1. This is a full frame image from sector 9, camera 1, CCD 1. The region of interest in the red box is what I'll be analyzing for all subsequent image sets.

2. These are 9 integrated frames from 2019-03-04 to 2019-03-12 of the ROI from image 1. Yes, they all look identical (to the eye). Click and hold the image set above to see the static sky template image created from these (and more) frames. Yes, it also looks the same. Maybe it's no longer useful to show each non-differenced input frame in these presentations.

3. These are the difference images calculated as the pixel-wise subtraction of the static sky template from each of the frames in image set 2. There are some large bright objects moving quickly across the field, but those aren't what we're interested in for this study. The streaks view (the composite of all these frames) reveals a dimmer, slower moving object. Click and hold the image set above to see the streaks view.

4. These are the same difference frames from image set 3. The orange circle is JPL's expected position for Orcus on the date and time of the observations. This image set is also clickable for a streaks view.

Image set technical details:

Image 1: There's not much to this image. I just wanted to show where the investigation was taking place in the context of a full frame image.

Image set 2: The starting point for this investigation was grabbing 46 full frame images for sector 9, camera 1, CCD 1 for 2 sequential observations at the same time on each of the 23 days that I pulled data for and then cropping them for the region of interest shown in image 1. The exact frames I used can be downloaded here. I then averaged the 2 observations on each day to create 23 integrated frames (48 minutes of integration per day). Then, new for this study, I started rejecting frames. I first rejected frames with means that were substantially different from the median of those 23 frame means. This left 11 frames. Next I clipped the low and high values of a pixel-wise median of the remaining frames at 2% and 98% and then brightness matched each frame to that median frame.
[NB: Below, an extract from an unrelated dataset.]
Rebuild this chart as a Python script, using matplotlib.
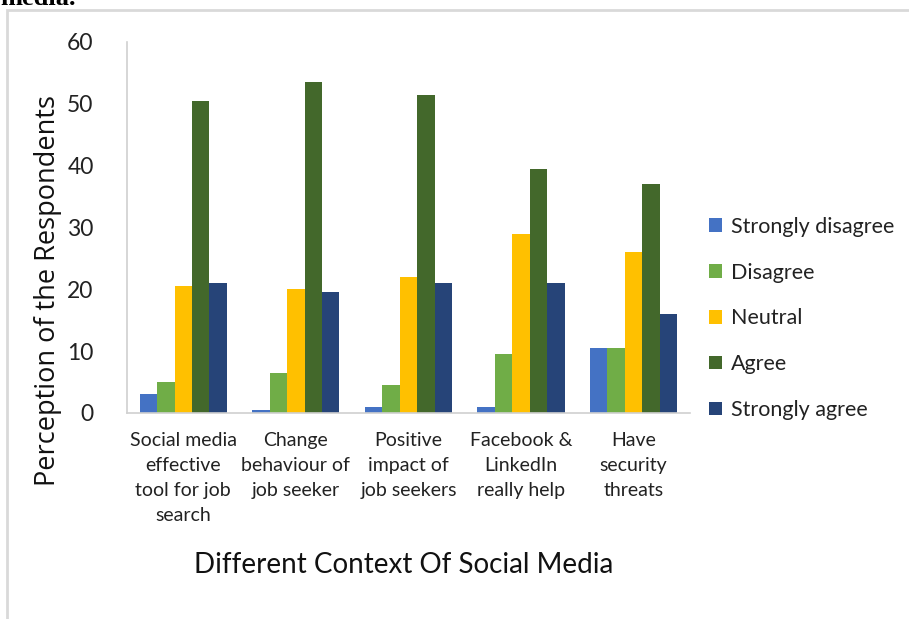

I created the static sky template from these 11 frames as a highest value trimmed maximum of the 11 frames. Said another way, I discarded the highest value for each pixel in the stack of 11 frames and then took the pixel-wise max of the remaining values as my static sky template.
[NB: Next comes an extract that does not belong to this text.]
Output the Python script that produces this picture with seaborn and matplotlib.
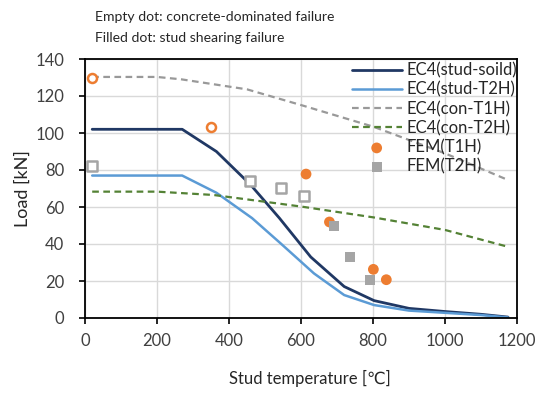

Image set 3: These difference images are just the pixel-wise subtraction of the static sky template from the image set 2 frames. I dropped 2 more frames after calculating the difference images by rejecting difference frames with frame means substantially different than the median of the difference image means. Visually, this was a very useful step in cleaning up the streaks image especially and left me with the 9 frames that I'm using for this analysis.

Image set 4: Just to be clear, I'm not calculating the detection centroid and plotting a circle on top of it here. This is Horizon's TESS-relative position for Orcus on the date and time of the observations.

Other process notes:

Ideas & Todos:

Discussion:

At 19.1 mag, Orcus was the perfect object to investigate given that I had only been able to find 18th magnitude objects in my prior full frame studies. The automatic pre-templating and post-differencing frame rejection I implemented for Orcus should help speed up future studies as well since I was doing both of those things manually prior to this. And I think it also explains why I got poor results with frame averages in my last field study. I visually rejected frames then based on the results of a max frame integration. Then when I tried averages and medians the results looked worse. I bet if I had used the frame rejection code from this study I would have rejected different frames for the average or median integrations than I did when I used the max. I hand-waved it away in that study as no big deal since it was only 3 frames that I was maxxing, but averages and medians should give better results in theory as they do not accumulate noise as the observation frame count increases.

I'm excited to look for Sedna next. I don't know what the odds are that I can detect it, but it'll be fun to try!